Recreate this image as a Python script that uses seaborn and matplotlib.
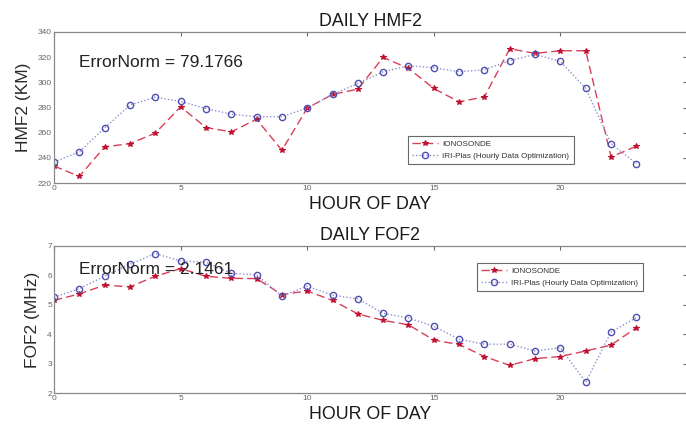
import matplotlib
matplotlib.use("Agg")
import matplotlib.pyplot as plt
import seaborn as sns
import pandas as pd
import numpy as np

hours = list(range(24))
hmf2_iono = [233.5, 225.3, 248.7, 251.3, 259.6, 280.5, 264.1, 260.6, 270.7, 246.0, 279.5, 290.4,
             294.6, 319.8, 311.1, 295.1, 284.5, 288.5, 326.7, 323.0, 325.1, 325.1, 240.7, 249.2]
hmf2_iri = [236.7, 244.7, 263.8, 281.9, 288.2, 284.8, 279.2, 274.7, 272.6, 272.8, 279.5, 290.4,
            299.1, 308.4, 313.2, 311.6, 308.4, 310.0, 317.2, 322.2, 316.6, 295.1, 251.3, 235.4]
fof2_iono = [5.15, 5.37, 5.67, 5.61, 5.97, 6.23, 5.97, 5.90, 5.89, 5.35, 5.47, 5.15,
             4.69, 4.47, 4.32, 3.80, 3.65, 3.24, 2.94, 3.17, 3.24, 3.43, 3.63, 4.22]
fof2_iri = [5.26, 5.55, 5.97, 6.38, 6.74, 6.49, 6.45, 6.07, 6.02, 5.30, 5.63, 5.33,
            5.20, 4.71, 4.55, 4.27, 3.83, 3.66, 3.66, 3.43, 3.54, 2.37, 4.07, 4.57]
series_names = ["IONOSONDE", "IRI-Plas (Hourly Data Optimization)"]
titles = ["DAILY HMF2", "DAILY FOF2"]
ylabels = ["HMF2 (KM)", "FOF2 (MHz)"]
xlabel = "HOUR OF DAY"
err_texts = ["ErrorNorm = 79.1766", "ErrorNorm = 2.1461"]
hmf2_ticks = [220, 240, 260, 280, 300, 320, 340]
fof2_ticks = [2, 3, 4, 5, 6, 7]
x_ticks = [0, 5, 10, 15, 20, 25]
x_tick_labels = ["0", "5", "10", "15", "20", ""]

sns.set_style("white")
plt.rcParams['font.family'] = ['Liberation Sans', 'DejaVu Sans']

W, H = 686, 425
fig = plt.figure(figsize=(W / 100, H / 100), dpi=100)

def frac(x0, y0, x1, y1):
    return [x0 / W, 1 - y1 / H, (x1 - x0) / W, (y1 - y0) / H]

ax1 = fig.add_axes(frac(54, 32, 687, 183))
ax2 = fig.add_axes(frac(54, 246, 687, 393))

datasets = [(hmf2_iono, hmf2_iri), (fof2_iono, fof2_iri)]
yl = [(220, 340), (2, 7)]
yt = [hmf2_ticks, fof2_ticks]
text_pos = [(1.0, 316), (1.0, 6.2)]
leg_anchor = [(408 / W, 1 - 136 / H), (477 / W, 1 - 263 / H)]

for i, ax in enumerate([ax1, ax2]):
    iono, iri = datasets[i]
    df = pd.DataFrame({"hour": hours * 2,
                       "value": iono + iri,
                       "series": [series_names[0]] * 24 + [series_names[1]] * 24})
    sns.lineplot(data=df[df.series == series_names[0]], x="hour", y="value", ax=ax,
                 color="#d84058", linestyle=(0, (6, 3)), linewidth=1.0, marker="*",
                 markersize=4, markeredgecolor="#c01030", markerfacecolor="#c01030",
                 label=series_names[0])
    sns.lineplot(data=df[df.series == series_names[1]], x="hour", y="value", ax=ax,
                 color="#9090d0", linestyle=(0, (1, 1.5)), linewidth=1.0, marker="o",
                 markersize=4.5, markeredgecolor="#5050b0", markerfacecolor="none",
                 markeredgewidth=1.0, label=series_names[1])
    ax.set_xlim(0, 25)
    ax.set_ylim(*yl[i])
    ax.set_xticks(x_ticks)
    ax.set_xticklabels(x_tick_labels)
    ax.set_yticks(yt[i])
    ax.tick_params(direction="in", length=3, labelsize=6, colors="#666666",
                   top=True, right=True, pad=1.5)
    for s in ax.spines.values():
        s.set_color("#888888")
        s.set_linewidth(0.9)
    ax.set_title(titles[i], fontsize=12.8, pad=4, color="#1a1a1a")
    ax.set_xlabel(xlabel, fontsize=12.8, labelpad=3, color="#1a1a1a")
    ax.set_ylabel(ylabels[i], fontsize=12.5, labelpad=5, color="#2a2a2a")
    ax.text(text_pos[i][0], text_pos[i][1], err_texts[i], fontsize=12.5, va="center",
            ha="left", color="#222222")
    leg = ax.legend(loc="upper left", bbox_to_anchor=leg_anchor[i],
                    bbox_transform=fig.transFigure, fontsize=5.9, frameon=True,
                    fancybox=False, borderpad=0.5, handlelength=3.2, labelspacing=0.5,
                    handletextpad=0.5, borderaxespad=0)
    leg.get_frame().set_edgecolor("#444444")
    leg.get_frame().set_linewidth(0.8)
    for t in leg.get_texts():
        t.set_color("#333333")

fig.savefig("out.png", dpi=100)
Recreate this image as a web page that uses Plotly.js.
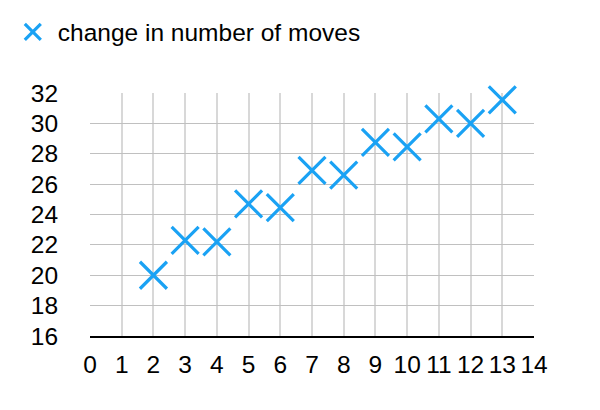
<!DOCTYPE html>
<html>
<head>
<meta charset="utf-8">
<script src="https://cdn.plot.ly/plotly-3.0.1.min.js"></script>
<style>
  html, body { margin: 0; padding: 0; background: #fff; }
  #chart { width: 600px; height: 410px; }
</style>
</head>
<body>
<div id="chart"></div>
<script>
// Moves data: x position and change in number of moves
const xValues = [2, 3, 4, 5, 6, 7, 8, 9, 10, 11, 12, 13];
const moveChanges = [20.0, 22.3, 22.2, 24.7, 24.45, 26.9, 26.6, 28.75, 28.45, 30.3, 30.0, 31.55];
const seriesName = 'change in number of moves';

const xTicks = [0, 1, 2, 3, 4, 5, 6, 7, 8, 9, 10, 11, 12, 13, 14];
const yTicks = [16, 18, 20, 22, 24, 26, 28, 30, 32];

const FONT = '"Liberation Sans", Arial, Helvetica, sans-serif';
const BLUE = '#1aa2f4';
const CLEAR = 'rgba(0,0,0,0)';

const trace = {
  type: 'scatter',
  mode: 'markers',
  name: seriesName,
  x: xValues,
  y: moveChanges,
  cliponaxis: false,
  marker: {
    symbol: 'x-thin',
    size: 27,
    color: BLUE,
    line: { color: BLUE, width: 3.2 }
  },
  showlegend: true
};

const layout = {
  width: 600,
  height: 410,
  margin: { l: 90, r: 66, t: 93, b: 74 },
  paper_bgcolor: '#fff',
  plot_bgcolor: '#fff',
  font: { family: FONT, size: 25, color: '#000' },
  showlegend: true,
  legend: {
    xref: 'container', yref: 'container',
    x: 0.013, y: 1 - 32 / 410,
    xanchor: 'left', yanchor: 'middle',
    orientation: 'h',
    itemwidth: 40,
    font: { family: FONT, size: 24.5, color: '#000' },
    bgcolor: CLEAR
  },
  xaxis: {
    range: [0, 14],
    tickmode: 'array',
    tickvals: xTicks,
    ticktext: xTicks.map(String),
    showgrid: true,
    gridcolor: '#d8d8d8',
    gridwidth: 2,
    zeroline: false,
    showline: true,
    linecolor: '#000',
    linewidth: 2,
    ticks: 'outside',
    ticklen: 6,
    tickcolor: CLEAR,
    tickfont: { family: FONT, size: 24.5, color: '#000' },
    fixedrange: true
  },
  yaxis: {
    range: [16, 32],
    tickmode: 'array',
    tickvals: yTicks,
    ticktext: yTicks.map(String),
    showgrid: true,
    gridcolor: '#c0c0c0',
    gridwidth: 1,
    zeroline: false,
    showline: false,
    ticks: 'outside',
    ticklen: 26,
    tickcolor: CLEAR,
    tickfont: { family: FONT, size: 24.5, color: '#000' },
    fixedrange: true
  }
};

Plotly.newPlot('chart', [trace], layout, { displayModeBar: false, staticPlot: true });
</script>
</body>
</html>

- Problem requirements -
Print each line of the material above exactly, with the pictures removed from your copy.

- Response -
Recreate this image as a Python script that uses seaborn and matplotlib.
import matplotlib
matplotlib.use("Agg")
import matplotlib.pyplot as plt
import seaborn as sns
import pandas as pd
import numpy as np

hours = list(range(24))
hmf2_iono = [233.5, 225.3, 248.7, 251.3, 259.6, 280.5, 264.1, 260.6, 270.7, 246.0, 279.5, 290.4,
             294.6, 319.8, 311.1, 295.1, 284.5, 288.5, 326.7, 323.0, 325.1, 325.1, 240.7, 249.2]
hmf2_iri = [236.7, 244.7, 263.8, 281.9, 288.2, 284.8, 279.2, 274.7, 272.6, 272.8, 279.5, 290.4,
            299.1, 308.4, 313.2, 311.6, 308.4, 310.0, 317.2, 322.2, 316.6, 295.1, 251.3, 235.4]
fof2_iono = [5.15, 5.37, 5.67, 5.61, 5.97, 6.23, 5.97, 5.90, 5.89, 5.35, 5.47, 5.15,
             4.69, 4.47, 4.32, 3.80, 3.65, 3.24, 2.94, 3.17, 3.24, 3.43, 3.63, 4.22]
fof2_iri = [5.26, 5.55, 5.97, 6.38, 6.74, 6.49, 6.45, 6.07, 6.02, 5.30, 5.63, 5.33,
            5.20, 4.71, 4.55, 4.27, 3.83, 3.66, 3.66, 3.43, 3.54, 2.37, 4.07, 4.57]
series_names = ["IONOSONDE", "IRI-Plas (Hourly Data Optimization)"]
titles = ["DAILY HMF2", "DAILY FOF2"]
ylabels = ["HMF2 (KM)", "FOF2 (MHz)"]
xlabel = "HOUR OF DAY"
err_texts = ["ErrorNorm = 79.1766", "ErrorNorm = 2.1461"]
hmf2_ticks = [220, 240, 260, 280, 300, 320, 340]
fof2_ticks = [2, 3, 4, 5, 6, 7]
x_ticks = [0, 5, 10, 15, 20, 25]
x_tick_labels = ["0", "5", "10", "15", "20", ""]

sns.set_style("white")
plt.rcParams['font.family'] = ['Liberation Sans', 'DejaVu Sans']

W, H = 686, 425
fig = plt.figure(figsize=(W / 100, H / 100), dpi=100)

def frac(x0, y0, x1, y1):
    return [x0 / W, 1 - y1 / H, (x1 - x0) / W, (y1 - y0) / H]

ax1 = fig.add_axes(frac(54, 32, 687, 183))
ax2 = fig.add_axes(frac(54, 246, 687, 393))

datasets = [(hmf2_iono, hmf2_iri), (fof2_iono, fof2_iri)]
yl = [(220, 340), (2, 7)]
yt = [hmf2_ticks, fof2_ticks]
text_pos = [(1.0, 316), (1.0, 6.2)]
leg_anchor = [(408 / W, 1 - 136 / H), (477 / W, 1 - 263 / H)]

for i, ax in enumerate([ax1, ax2]):
    iono, iri = datasets[i]
    df = pd.DataFrame({"hour": hours * 2,
                       "value": iono + iri,
                       "series": [series_names[0]] * 24 + [series_names[1]] * 24})
    sns.lineplot(data=df[df.series == series_names[0]], x="hour", y="value", ax=ax,
                 color="#d84058", linestyle=(0, (6, 3)), linewidth=1.0, marker="*",
                 markersize=4, markeredgecolor="#c01030", markerfacecolor="#c01030",
                 label=series_names[0])
    sns.lineplot(data=df[df.series == series_names[1]], x="hour", y="value", ax=ax,
                 color="#9090d0", linestyle=(0, (1, 1.5)), linewidth=1.0, marker="o",
                 markersize=4.5, markeredgecolor="#5050b0", markerfacecolor="none",
                 markeredgewidth=1.0, label=series_names[1])
    ax.set_xlim(0, 25)
    ax.set_ylim(*yl[i])
    ax.set_xticks(x_ticks)
    ax.set_xticklabels(x_tick_labels)
    ax.set_yticks(yt[i])
    ax.tick_params(direction="in", length=3, labelsize=6, colors="#666666",
                   top=True, right=True, pad=1.5)
    for s in ax.spines.values():
        s.set_color("#888888")
        s.set_linewidth(0.9)
    ax.set_title(titles[i], fontsize=12.8, pad=4, color="#1a1a1a")
    ax.set_xlabel(xlabel, fontsize=12.8, labelpad=3, color="#1a1a1a")
    ax.set_ylabel(ylabels[i], fontsize=12.5, labelpad=5, color="#2a2a2a")
    ax.text(text_pos[i][0], text_pos[i][1], err_texts[i], fontsize=12.5, va="center",
            ha="left", color="#222222")
    leg = ax.legend(loc="upper left", bbox_to_anchor=leg_anchor[i],
                    bbox_transform=fig.transFigure, fontsize=5.9, frameon=True,
                    fancybox=False, borderpad=0.5, handlelength=3.2, labelspacing=0.5,
                    handletextpad=0.5, borderaxespad=0)
    leg.get_frame().set_edgecolor("#444444")
    leg.get_frame().set_linewidth(0.8)
    for t in leg.get_texts():
        t.set_color("#333333")

fig.savefig("out.png", dpi=100)
Recreate this image as a web page that uses Plotly.js.
<!DOCTYPE html>
<html>
<head>
<meta charset="utf-8">
<script src="https://cdn.plot.ly/plotly-3.0.1.min.js"></script>
<style>
  html, body { margin: 0; padding: 0; background: #fff; }
  #chart { width: 600px; height: 410px; }
</style>
</head>
<body>
<div id="chart"></div>
<script>
// Moves data: x position and change in number of moves
const xValues = [2, 3, 4, 5, 6, 7, 8, 9, 10, 11, 12, 13];
const moveChanges = [20.0, 22.3, 22.2, 24.7, 24.45, 26.9, 26.6, 28.75, 28.45, 30.3, 30.0, 31.55];
const seriesName = 'change in number of moves';

const xTicks = [0, 1, 2, 3, 4, 5, 6, 7, 8, 9, 10, 11, 12, 13, 14];
const yTicks = [16, 18, 20, 22, 24, 26, 28, 30, 32];

const FONT = '"Liberation Sans", Arial, Helvetica, sans-serif';
const BLUE = '#1aa2f4';
const CLEAR = 'rgba(0,0,0,0)';

const trace = {
  type: 'scatter',
  mode: 'markers',
  name: seriesName,
  x: xValues,
  y: moveChanges,
  cliponaxis: false,
  marker: {
    symbol: 'x-thin',
    size: 27,
    color: BLUE,
    line: { color: BLUE, width: 3.2 }
  },
  showlegend: true
};

const layout = {
  width: 600,
  height: 410,
  margin: { l: 90, r: 66, t: 93, b: 74 },
  paper_bgcolor: '#fff',
  plot_bgcolor: '#fff',
  font: { family: FONT, size: 25, color: '#000' },
  showlegend: true,
  legend: {
    xref: 'container', yref: 'container',
    x: 0.013, y: 1 - 32 / 410,
    xanchor: 'left', yanchor: 'middle',
    orientation: 'h',
    itemwidth: 40,
    font: { family: FONT, size: 24.5, color: '#000' },
    bgcolor: CLEAR
  },
  xaxis: {
    range: [0, 14],
    tickmode: 'array',
    tickvals: xTicks,
    ticktext: xTicks.map(String),
    showgrid: true,
    gridcolor: '#d8d8d8',
    gridwidth: 2,
    zeroline: false,
    showline: true,
    linecolor: '#000',
    linewidth: 2,
    ticks: 'outside',
    ticklen: 6,
    tickcolor: CLEAR,
    tickfont: { family: FONT, size: 24.5, color: '#000' },
    fixedrange: true
  },
  yaxis: {
    range: [16, 32],
    tickmode: 'array',
    tickvals: yTicks,
    ticktext: yTicks.map(String),
    showgrid: true,
    gridcolor: '#c0c0c0',
    gridwidth: 1,
    zeroline: false,
    showline: false,
    ticks: 'outside',
    ticklen: 26,
    tickcolor: CLEAR,
    tickfont: { family: FONT, size: 24.5, color: '#000' },
    fixedrange: true
  }
};

Plotly.newPlot('chart', [trace], layout, { displayModeBar: false, staticPlot: true });
</script>
</body>
</html>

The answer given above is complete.